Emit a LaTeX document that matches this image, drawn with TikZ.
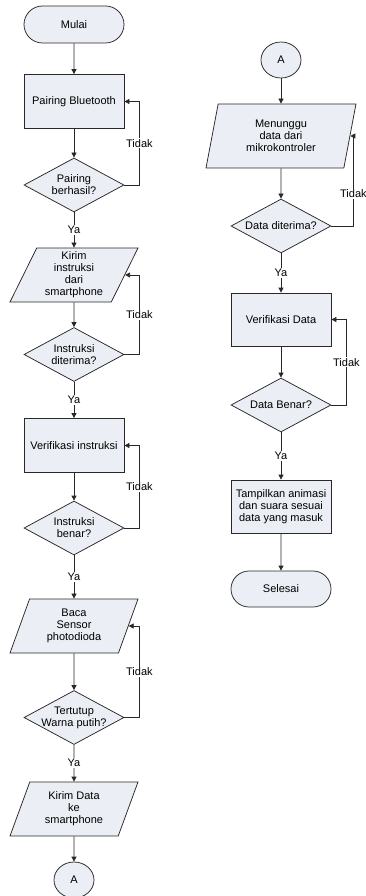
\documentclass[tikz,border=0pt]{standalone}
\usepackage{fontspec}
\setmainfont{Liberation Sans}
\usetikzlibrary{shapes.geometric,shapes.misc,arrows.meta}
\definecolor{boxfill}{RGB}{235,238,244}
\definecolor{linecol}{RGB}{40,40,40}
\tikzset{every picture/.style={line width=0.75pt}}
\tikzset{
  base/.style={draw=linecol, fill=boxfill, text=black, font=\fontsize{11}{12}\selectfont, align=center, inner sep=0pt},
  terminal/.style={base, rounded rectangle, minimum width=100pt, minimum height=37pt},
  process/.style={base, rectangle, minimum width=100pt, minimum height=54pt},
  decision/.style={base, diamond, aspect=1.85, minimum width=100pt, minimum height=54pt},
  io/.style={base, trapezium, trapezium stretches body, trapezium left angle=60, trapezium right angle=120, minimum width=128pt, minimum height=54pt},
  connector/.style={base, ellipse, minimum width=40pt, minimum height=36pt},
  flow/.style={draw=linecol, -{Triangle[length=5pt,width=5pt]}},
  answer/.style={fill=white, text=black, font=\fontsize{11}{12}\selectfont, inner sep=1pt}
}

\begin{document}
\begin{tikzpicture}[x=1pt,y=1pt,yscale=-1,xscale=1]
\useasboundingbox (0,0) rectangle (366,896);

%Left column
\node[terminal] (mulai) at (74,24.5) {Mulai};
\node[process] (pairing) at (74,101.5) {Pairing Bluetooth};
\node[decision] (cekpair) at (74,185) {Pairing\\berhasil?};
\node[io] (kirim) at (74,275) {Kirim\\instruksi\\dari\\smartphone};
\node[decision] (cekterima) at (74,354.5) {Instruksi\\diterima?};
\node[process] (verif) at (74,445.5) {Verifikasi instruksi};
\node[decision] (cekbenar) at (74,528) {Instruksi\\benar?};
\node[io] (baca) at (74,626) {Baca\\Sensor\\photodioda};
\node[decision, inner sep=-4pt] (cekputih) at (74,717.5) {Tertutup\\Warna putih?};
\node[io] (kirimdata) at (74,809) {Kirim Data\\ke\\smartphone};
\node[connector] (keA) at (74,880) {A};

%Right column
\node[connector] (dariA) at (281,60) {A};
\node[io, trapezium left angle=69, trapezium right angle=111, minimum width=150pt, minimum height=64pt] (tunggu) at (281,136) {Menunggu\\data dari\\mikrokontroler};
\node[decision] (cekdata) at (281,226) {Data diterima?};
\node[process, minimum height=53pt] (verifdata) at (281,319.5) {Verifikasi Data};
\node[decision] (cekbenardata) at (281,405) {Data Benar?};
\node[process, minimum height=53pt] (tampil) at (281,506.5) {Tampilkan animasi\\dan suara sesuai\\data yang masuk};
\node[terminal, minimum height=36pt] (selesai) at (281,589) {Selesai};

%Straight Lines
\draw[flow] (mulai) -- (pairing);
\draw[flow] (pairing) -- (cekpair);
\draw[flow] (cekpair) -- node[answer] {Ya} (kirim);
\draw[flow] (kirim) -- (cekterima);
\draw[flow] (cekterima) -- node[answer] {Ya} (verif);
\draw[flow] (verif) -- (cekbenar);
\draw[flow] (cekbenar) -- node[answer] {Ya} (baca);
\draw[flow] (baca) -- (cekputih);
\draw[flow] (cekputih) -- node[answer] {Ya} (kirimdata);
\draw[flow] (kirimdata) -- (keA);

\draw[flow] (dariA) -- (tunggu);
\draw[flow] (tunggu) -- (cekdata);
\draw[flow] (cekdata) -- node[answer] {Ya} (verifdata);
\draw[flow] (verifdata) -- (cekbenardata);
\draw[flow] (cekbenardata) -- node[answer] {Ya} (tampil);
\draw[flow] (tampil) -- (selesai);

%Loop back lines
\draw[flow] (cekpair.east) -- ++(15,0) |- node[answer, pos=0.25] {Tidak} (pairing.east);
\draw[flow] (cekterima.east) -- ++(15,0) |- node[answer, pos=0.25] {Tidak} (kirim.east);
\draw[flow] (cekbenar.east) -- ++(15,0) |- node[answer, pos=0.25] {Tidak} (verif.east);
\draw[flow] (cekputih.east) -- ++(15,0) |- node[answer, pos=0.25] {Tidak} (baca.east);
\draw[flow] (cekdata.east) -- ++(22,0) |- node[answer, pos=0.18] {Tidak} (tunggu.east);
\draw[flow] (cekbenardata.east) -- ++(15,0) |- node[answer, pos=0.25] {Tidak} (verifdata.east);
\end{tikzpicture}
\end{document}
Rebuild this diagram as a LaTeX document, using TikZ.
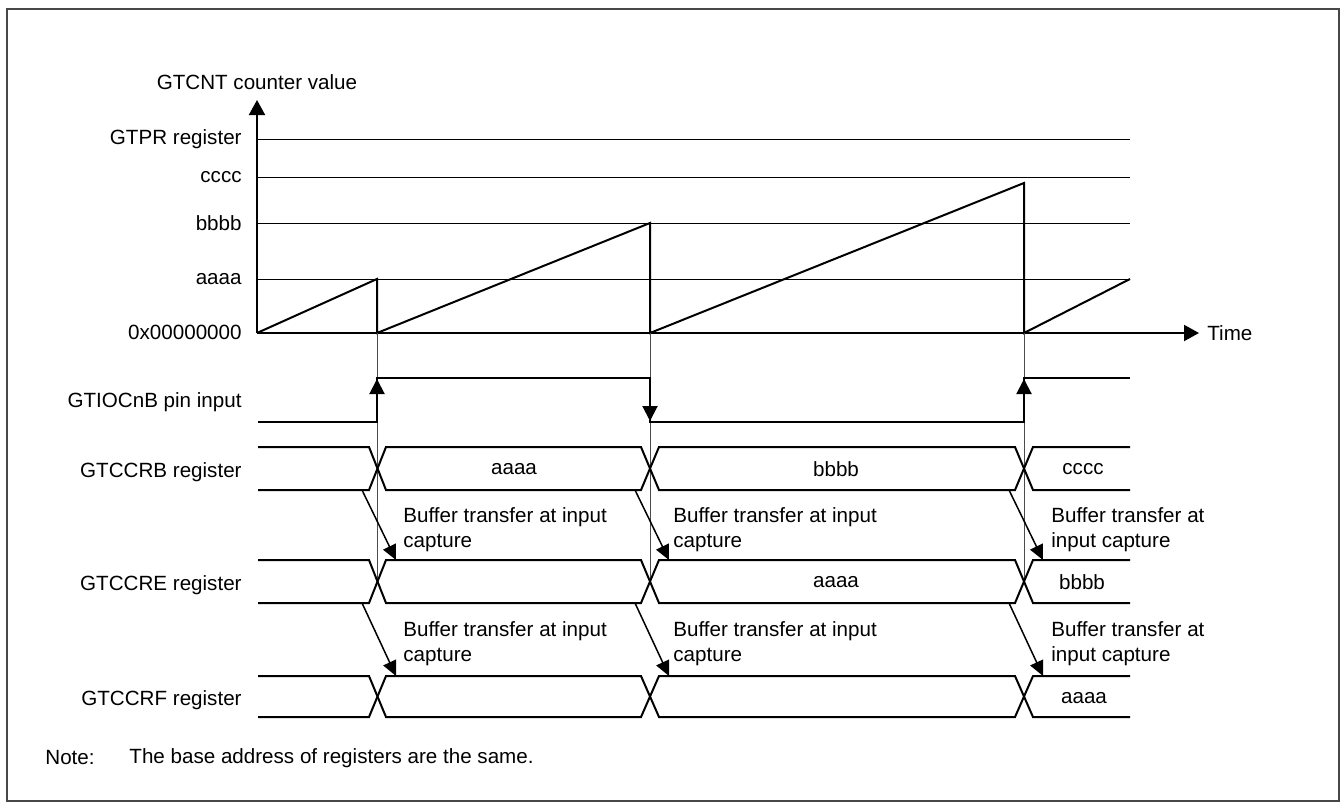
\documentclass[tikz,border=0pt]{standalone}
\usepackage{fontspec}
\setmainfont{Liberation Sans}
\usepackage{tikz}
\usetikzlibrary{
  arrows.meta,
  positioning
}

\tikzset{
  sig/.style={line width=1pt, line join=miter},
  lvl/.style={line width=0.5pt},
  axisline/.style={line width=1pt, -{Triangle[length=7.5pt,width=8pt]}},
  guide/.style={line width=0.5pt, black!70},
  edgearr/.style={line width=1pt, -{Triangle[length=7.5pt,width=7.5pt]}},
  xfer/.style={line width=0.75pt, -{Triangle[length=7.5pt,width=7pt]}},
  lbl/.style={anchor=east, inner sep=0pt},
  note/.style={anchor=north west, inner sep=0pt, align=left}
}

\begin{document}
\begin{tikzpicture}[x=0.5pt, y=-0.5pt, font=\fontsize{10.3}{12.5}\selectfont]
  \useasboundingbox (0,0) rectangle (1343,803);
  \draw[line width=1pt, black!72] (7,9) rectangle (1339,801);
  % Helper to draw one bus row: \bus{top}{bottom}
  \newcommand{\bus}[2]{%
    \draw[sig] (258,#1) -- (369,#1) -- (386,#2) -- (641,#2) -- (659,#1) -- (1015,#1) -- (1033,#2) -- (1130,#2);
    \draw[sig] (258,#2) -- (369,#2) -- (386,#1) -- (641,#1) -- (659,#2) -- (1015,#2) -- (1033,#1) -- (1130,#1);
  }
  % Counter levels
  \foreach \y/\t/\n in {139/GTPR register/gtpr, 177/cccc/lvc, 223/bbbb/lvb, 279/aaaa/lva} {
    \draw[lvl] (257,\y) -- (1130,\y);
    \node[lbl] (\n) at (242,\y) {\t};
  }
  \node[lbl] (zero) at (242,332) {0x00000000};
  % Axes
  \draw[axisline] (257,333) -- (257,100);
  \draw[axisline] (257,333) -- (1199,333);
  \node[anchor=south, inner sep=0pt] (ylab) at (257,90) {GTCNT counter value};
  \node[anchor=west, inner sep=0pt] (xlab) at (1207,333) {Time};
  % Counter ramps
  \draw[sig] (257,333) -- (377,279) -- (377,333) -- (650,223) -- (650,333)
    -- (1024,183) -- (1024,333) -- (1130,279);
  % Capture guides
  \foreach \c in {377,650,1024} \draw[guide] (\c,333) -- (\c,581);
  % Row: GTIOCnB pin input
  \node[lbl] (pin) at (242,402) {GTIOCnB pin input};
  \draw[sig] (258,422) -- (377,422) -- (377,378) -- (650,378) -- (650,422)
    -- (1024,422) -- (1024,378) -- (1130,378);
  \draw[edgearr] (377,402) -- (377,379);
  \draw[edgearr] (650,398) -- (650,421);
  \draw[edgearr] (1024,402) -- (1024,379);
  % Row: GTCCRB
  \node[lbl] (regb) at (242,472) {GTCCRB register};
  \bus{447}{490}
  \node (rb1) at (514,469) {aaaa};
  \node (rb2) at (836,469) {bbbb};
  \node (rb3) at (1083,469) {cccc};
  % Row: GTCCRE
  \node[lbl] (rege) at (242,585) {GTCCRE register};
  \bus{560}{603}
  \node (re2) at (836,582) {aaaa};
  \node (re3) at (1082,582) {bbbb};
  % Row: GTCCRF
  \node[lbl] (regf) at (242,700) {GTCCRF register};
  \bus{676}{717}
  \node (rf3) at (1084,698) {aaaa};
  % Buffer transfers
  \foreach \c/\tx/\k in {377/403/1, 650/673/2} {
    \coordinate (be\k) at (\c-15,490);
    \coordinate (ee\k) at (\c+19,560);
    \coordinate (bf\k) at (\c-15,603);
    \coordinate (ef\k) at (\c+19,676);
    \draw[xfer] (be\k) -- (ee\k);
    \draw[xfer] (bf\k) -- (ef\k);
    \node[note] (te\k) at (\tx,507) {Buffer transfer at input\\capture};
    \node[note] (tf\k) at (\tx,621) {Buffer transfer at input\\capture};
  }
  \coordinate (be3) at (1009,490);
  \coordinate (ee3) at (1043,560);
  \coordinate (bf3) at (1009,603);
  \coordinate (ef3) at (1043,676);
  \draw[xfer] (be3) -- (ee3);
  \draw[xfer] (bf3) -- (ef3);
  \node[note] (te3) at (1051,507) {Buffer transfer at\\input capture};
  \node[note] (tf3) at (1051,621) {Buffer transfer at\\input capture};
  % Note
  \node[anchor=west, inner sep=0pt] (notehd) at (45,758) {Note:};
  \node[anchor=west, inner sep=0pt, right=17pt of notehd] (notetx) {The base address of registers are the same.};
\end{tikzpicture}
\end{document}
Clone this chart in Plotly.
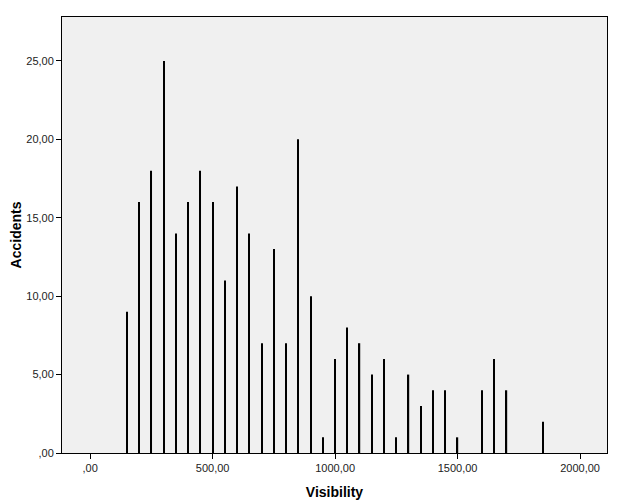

━━━━━━━━━━━━━━━━

#### [Required work]
Count every line of the material above that holds the string "LaTeX", then state only the total.

#### [Written reply]
2